LE MANUEL D'EPICTETE
Traduction Mario Meunier
Chapitres IX à XIV
IX





 La maladie est une entrave pour le corps, mais non pour la volonté, si elle ne le veut. La claudication est une entrave pour les jambes, mais non pour la volonté.
Dis-toi de même à chaque accident, et tu trouveras que c'est une entrave pour quelque autre chose, mais non pour toi.

X

A chaque accident qui te survient, souviens-toi, en te repliant sur toi-même, de te demander quelle force tu possèdes pour en tirer usage. Si tu vois un bel homme ou une belle femme, tu trouveras une force contre leur séduction, la tempérance. S'il se pressente une fatigue, tu trouveras l'endurance; contre une injure, tu trouveras la patience. Et, si tu prends cette habitude les idées ne t'emporteront pas.
 
 

XI





Ne dis jamais de quoi que ce soit :  « Je l'ai perdu.mais : « Je l'ai rendu.»  Ton enfant est mort, il est
rendu. Ta femme est morte, elle est rendue. Mon bien m'a été ravi. Eh bien! Il est aussi rendu.«Mais le ravisseur est un scélérat.»  Que t'importe par qui celui qui te l'avait donné te l'ait réclamé? Tant qu'il te le laisse, jouis-en comme d'un bien étranger, comme les passants d'une hôtellerie.
 
 

XII





1.- Si tu veux progresser, rejette de telles réflexions
« Si je néglige mes biens, je n'aurai plus de quoi vivre.»
« Si je ne châtie point mon esclave, il deviendra pervers.»
Or, il vaut mieux mourir de faim, exempt de peine et de crainte, que de vivre dans l'abondance avec le trouble dans l'âme. Il vaut mieux aussi que ton esclave soit méchant, que toi malheureux.

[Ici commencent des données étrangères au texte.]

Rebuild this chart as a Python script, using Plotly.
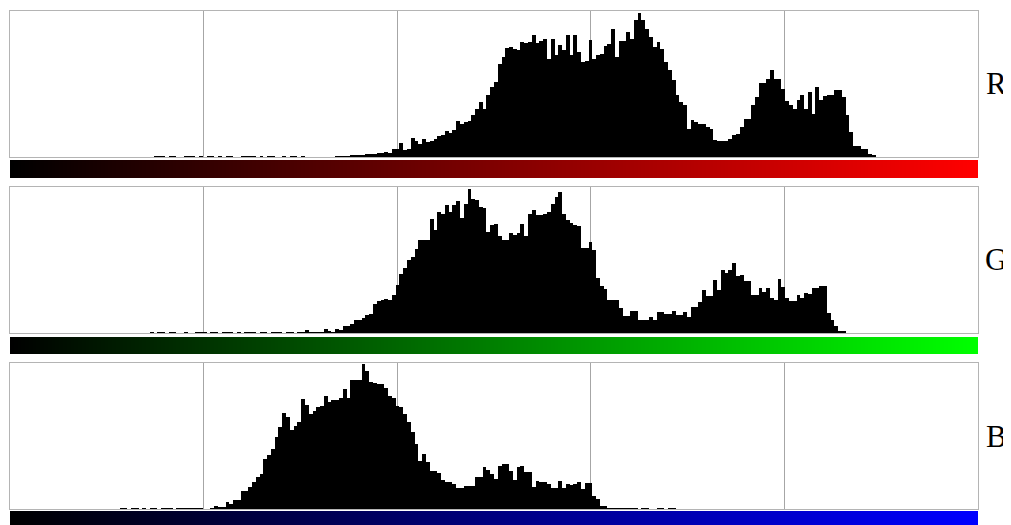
import plotly.graph_objects as go

# ---- data: histogram counts per intensity level (0..255) ----
LEVELS = list(range(256))

R_VALUES = ([0] * 38 +
    [1,1,1,0,1,1,0,0,1,1,1,0,1,0,1,1,0,1,0,1,1,0,0,1,1,1,1,0,1,0,1,1,0,0,1,0,1,1,0,1] +
    [0,0,0,0,0,0,0,0,1] +
    [1,1,1,2,2,2,2,3,3,3,4,4,5,4] +
    [8,8,14,7,8,19,16,13,18,15] +
    [16,18,21,22,26,24,27,36,33,35] +
    [36,42,48,55,48,62,70,75,93,100] +
    [109,110,108,107,115,114,115,122,114,116] +
    [118,98,118,102,112,107,122,102,122,105] +
    [95,96,117,98,102,103,111,113,128,100] +
    [116,116,125,118,137,144,137,128,120,110] +
    [115,108,95,87,77,62,55,52,28,37] +
    [35,33,33,30,28,17,16,16,16,18] +
    [22,23,30,38,38,52,60,74,74,78] +
    [87,78,78,68,56,52,48,57,62,48] +
    [65,43,70,57,61,62,62,67,67,60] +
    [42,25,11,11,8,8,3,2] +
    [0] * 27)

G_VALUES = ([0] * 37 +
    [1,0,1,1,0,1,1,0,0,1,0,0,1,1,1,0,1,1,0,1,1,1,0,1,0,1,1,1,0,1,1,0,1,1,1,0,1,1,0,1,1] +
    [3,1,1,1,1,4,2,1,4,3] +
    [7,7,9,13,13,15,18,19,29,32,33,34,33,38] +
    [48,59,65,73,76,84,93,93,93,114] +
    [103,121,119,128,121,128,132,115,129,144] +
    [134,133,126,125,101,108,109,97,93,93] +
    [100,98,100,109,97,119,123,118,118,119] +
    [121,129,136,141,119,113,110,108,107,85] +
    [85,91,83,55,47,44,33,33,33,25] +
    [17,17,22,22,13,13,13,16,13,21] +
    [21,19,19,22,18,18,21,16,26,26] +
    [31,43,37,37,53,43,63,60,63,70] +
    [57,58,52,52,38,38,45,41,45,35] +
    [33,54,46,35,32,32,38,35,40,39] +
    [45,45,47,47,20,13,7,2,2] +
    [0] * 35)

B_VALUES = ([0] * 29 +
    [1,1,0,1,1,0,1,0,1,1,0,1,1,1,0,1,1,1,1,1,1,1] +
    [0,0,1,3,2,2,7,5,9,9] +
    [18,18,22,27,32,35,50,54,60,72] +
    [82,96,92,79,83,87,110,104,95,98] +
    [102,103,113,107,109,109,111,120,111,129] +
    [129,129,145,138,127,126,125,125,121,113] +
    [111,103,102,95,87,77,65,48,55,47] +
    [38,38,36,29,27,27,25,21,21,23] +
    [23,23,32,32,42,39,35,30,43,45] +
    [45,38,29,42,43,37,37,22,28,27] +
    [27,25,21,21,28,21,25,24,25,27] +
    [20,26,26,13,10,3,3,1,1,1] +
    [1,1,1,1,1,0,1,1,0,0,1,1,0,1,1] +
    [0] * 80)

CHANNELS = ["R", "G", "B"]
CHANNEL_VALUES = [R_VALUES, G_VALUES, B_VALUES]
GRADIENT_END = ["rgb(255,0,0)", "rgb(0,255,0)", "rgb(0,0,255)"]
GRID_LEVELS = [51.2, 102.4, 153.6, 204.8]

# ---- layout geometry (window pixels; page body has an 8px margin) ----
OFF = 8
W, H = 1011 - OFF, 525 - OFF
X0, X1 = 10 - OFF, 978 - OFF
PANELS = [(11, 157), (187, 333), (363, 509)]
BARS = [(160, 178), (337, 354), (511, 525)]
LABEL_Y = [83, 259, 436]
LABEL_X = 996


def ydom(top, bot):
    return [max(0.0, 1 - (bot - OFF) / H), min(1.0, 1 - (top - OFF) / H)]


xdom = [X0 / W, X1 / W]
fig = go.Figure()
layout = {}
ann = []

for i, (name, vals) in enumerate(zip(CHANNELS, CHANNEL_VALUES)):
    hax = 2 * i + 1
    gax = 2 * i + 2
    hs = "" if hax == 1 else str(hax)
    gs = str(gax)
    fig.add_trace(go.Bar(
        x=[v + 0.5 for v in LEVELS], y=vals, width=1,
        marker=dict(color="black", line=dict(width=0)),
        xaxis="x" + hs, yaxis="y" + hs, showlegend=False, hoverinfo="skip"))
    fig.add_trace(go.Heatmap(
        z=[LEVELS], x=[v + 0.5 for v in LEVELS], y=[0],
        colorscale=[[0, "rgb(0,0,0)"], [1, GRADIENT_END[i]]],
        showscale=False, xaxis="x" + gs, yaxis="y" + gs, hoverinfo="skip"))
    layout["xaxis" + hs] = dict(domain=xdom, range=[0, 256], anchor="y" + hs,
                                tickvals=GRID_LEVELS, showticklabels=False, ticks="",
                                showgrid=True, gridcolor="#a6a6a6", gridwidth=1,
                                zeroline=False, showline=True, mirror=True,
                                linecolor="#b4b4b4", linewidth=1, fixedrange=True)
    layout["yaxis" + hs] = dict(domain=ydom(*PANELS[i]), range=[0, 146], anchor="x" + hs,
                                showgrid=False, showticklabels=False, ticks="",
                                zeroline=False, showline=True, mirror=True,
                                linecolor="#b4b4b4", linewidth=1, fixedrange=True)
    layout["xaxis" + gs] = dict(domain=xdom, range=[0, 256], anchor="y" + gs,
                                visible=False, fixedrange=True)
    layout["yaxis" + gs] = dict(domain=ydom(*BARS[i]), range=[-0.5, 0.5], anchor="x" + gs,
                                visible=False, fixedrange=True)
    ann.append(dict(text=name, xref="paper", yref="paper",
                    x=(LABEL_X - OFF) / W, y=1 - (LABEL_Y[i] - OFF) / H,
                    xanchor="center", yanchor="middle", showarrow=False,
                    font=dict(family="Liberation Serif, Times New Roman, serif",
                              size=31, color="black")))

fig.update_layout(**layout)
fig.update_layout(width=W, height=H, margin=dict(l=0, r=0, t=0, b=0),
                  paper_bgcolor="white", plot_bgcolor="white",
                  bargap=0, annotations=ann, showlegend=False)

fig.write_html("out.html", include_plotlyjs=True, config={"displayModeBar": False})
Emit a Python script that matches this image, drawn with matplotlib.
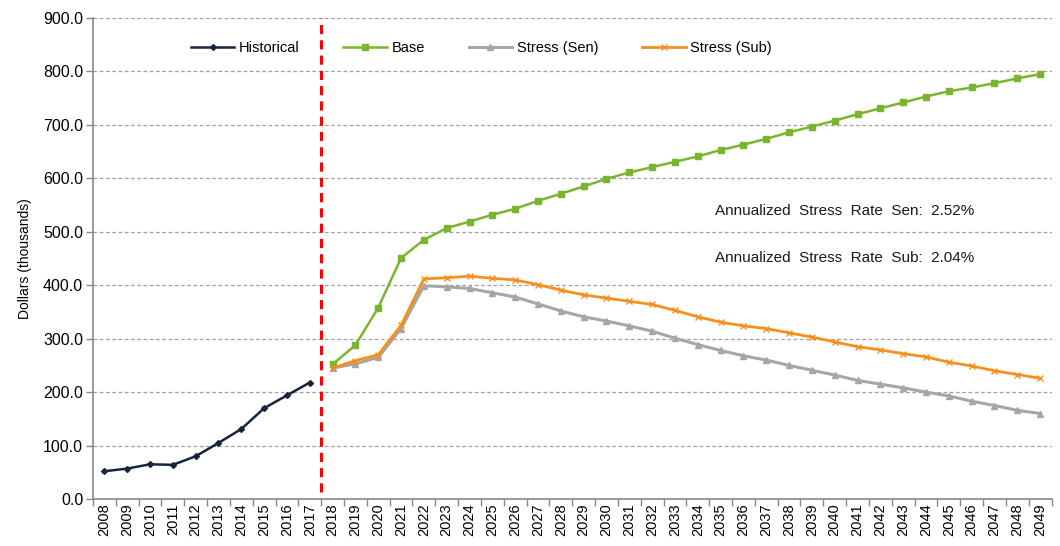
import matplotlib
matplotlib.use("Agg")
import matplotlib.pyplot as plt
import numpy as np
from matplotlib.ticker import FormatStrFormatter, FixedLocator

plt.rcParams['font.family'] = ['Liberation Sans', 'DejaVu Sans']

# categories
years = [str(y) for y in range(2008, 2050)]
hist_years = years[:10]
proj_years = years[10:]

# series (thousands of dollars)
historical = [52, 57, 65, 64, 80, 105, 131, 170, 194, 218]
base = [252, 288, 358, 451, 485, 507, 519, 532, 543, 558, 571, 585, 599, 611,
        621, 631, 641, 653, 663, 674, 686, 697, 708, 720, 731, 742, 753, 763,
        770, 778, 787, 795]
stress_sen = [245, 253, 265, 319, 399, 397, 394, 386, 378, 365, 352, 341, 333,
              324, 314, 301, 289, 278, 268, 260, 250, 241, 232, 222, 215, 208,
              200, 193, 183, 175, 166, 160]
stress_sub = [245, 259, 270, 325, 412, 414, 417, 413, 410, 401, 391, 382, 376,
              370, 364, 353, 341, 331, 324, 319, 311, 303, 294, 285, 279, 272,
              266, 256, 249, 240, 233, 226]

notes = ["Annualized  Stress  Rate  Sen:  2.52%",
         "Annualized  Stress  Rate  Sub:  2.04%"]

x_all = np.arange(len(years))
x_hist = x_all[:len(hist_years)]
x_proj = x_all[len(hist_years):]

fig = plt.figure(figsize=(10.6, 5.46), dpi=100)
ax = fig.add_axes([0.0877, 0.086, 0.9043, 0.881])

ax.plot(x_hist, historical, color='#172440', lw=1.8, marker='D', ms=3,
        label='Historical', zorder=4)
ax.plot(x_proj, base, color='#7AB530', lw=1.8, marker='s', ms=4,
        label='Base', zorder=4)
ax.plot(x_proj, stress_sen, color='#A6A6A6', lw=2.2, marker='^', ms=5,
        label='Stress (Sen)', zorder=3)
ax.plot(x_proj, stress_sub, color='#F4901E', lw=2.0, marker='x', ms=5, mew=1,
        label='Stress (Sub)', zorder=4)

# split between actuals and projections
ax.axvline(len(hist_years) - 0.5, ymin=0.015, ymax=1.0, color='#FF0000',
           lw=2.2, ls=(0, (3, 2)), zorder=5)

ax.set_xlim(-0.5, len(years) - 0.5)
ax.set_ylim(0, 900)
ax.set_yticks(np.arange(0, 901, 100))
ax.yaxis.set_major_formatter(FormatStrFormatter('%.1f'))
ax.set_xticks(x_all)
ax.set_xticklabels(years, rotation=90, fontsize=10.5)
ax.xaxis.set_minor_locator(FixedLocator(np.arange(-0.5, len(years), 1)))
ax.tick_params(axis='x', which='major', length=0, pad=3)
ax.tick_params(axis='x', which='minor', length=5, color='#888888', width=1)
ax.tick_params(axis='y', length=5, color='#888888', width=1, labelsize=11.5,
               pad=2)

ax.grid(axis='y', color='#a0a0a0', ls=(0, (3, 2)), lw=0.9)
ax.set_axisbelow(True)
for s in ['top', 'right']:
    ax.spines[s].set_visible(False)
for s in ['left', 'bottom']:
    ax.spines[s].set_color('#888888')
    ax.spines[s].set_linewidth(1.2)

ax.set_ylabel('Dollars (thousands)', fontsize=10, labelpad=8)

ax.legend(loc='center', bbox_to_anchor=(0.405, 0.937), ncol=4, frameon=False,
          fontsize=10.5, handlelength=3.0, columnspacing=3.0,
          handletextpad=0.3)

ax.text(0.649, 539, notes[0], transform=ax.get_yaxis_transform(),
        fontsize=11, va='center', ha='left', color='#1a1a1a')
ax.text(0.649, 451, notes[1], transform=ax.get_yaxis_transform(),
        fontsize=11, va='center', ha='left', color='#1a1a1a')

fig.savefig('out.png', dpi=100)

2. - Commence donc par les petites choses on laisse couler ton huile, on vole ton vin ? Dis-toi : « C'est à ce prix que se vend l'impassibilité- à ce prix, le calme.»
Rien n'arrive gratis. Lorsque tu appelles ton esclave, pense qu'il peut ne pas avoir entendu, et que s'il a entendu, il peut ne rien faire de ce que tu veux mais dis-toi aussi qu'il n'est pas dans un si bel état
qu'il dépende de lui de te troubler.
 
 

XIII





Si tu veux progresser, résigne-toi, quant aux choses extérieures, quitte à passer pour un insensé et un sot. Ne tiens pas à paraître savoir; et, si tu parais être quelqu'un à quelques-uns, défie-toi de  toi-même. Sache, en effet qu'il n'est pas facile de garder sa volonté dans un état conforme à la nature et de se soucier des choses du dehors. Mais il est de toute nécessite qu'en s'occupant de l'un on doive négliger l'autre.
 
 

XIV





1.- Si tu veux que tes enfants, ta femme et tes amis vivent toujours, tu es un sot; tu veux, en effet, que ce qui ne dépend point de toi en dépende, et que est à autrui soit à toi. Ainsi, si tu veux que ton esclave ne commette aucune faute, tu es un fou, car tu veux  que le vice ne soit point vice, mais autre chose. Mais veux ne pas manquer d'obtenir cc que tu désires, tu le peux. Applique-toi donc à ce que tu peux.

2 - Le maître d'un homme, c'est celui qui a la puissance sur ce que veut ou ne veut pas cet homme,
pour le lui donner ou le lui ôter. Que celui donc qui veut être libre, n'ait ni attrait ni répulsion pour rien de ce qui dépend des autres ; sinon, il sera fatalement malheureux.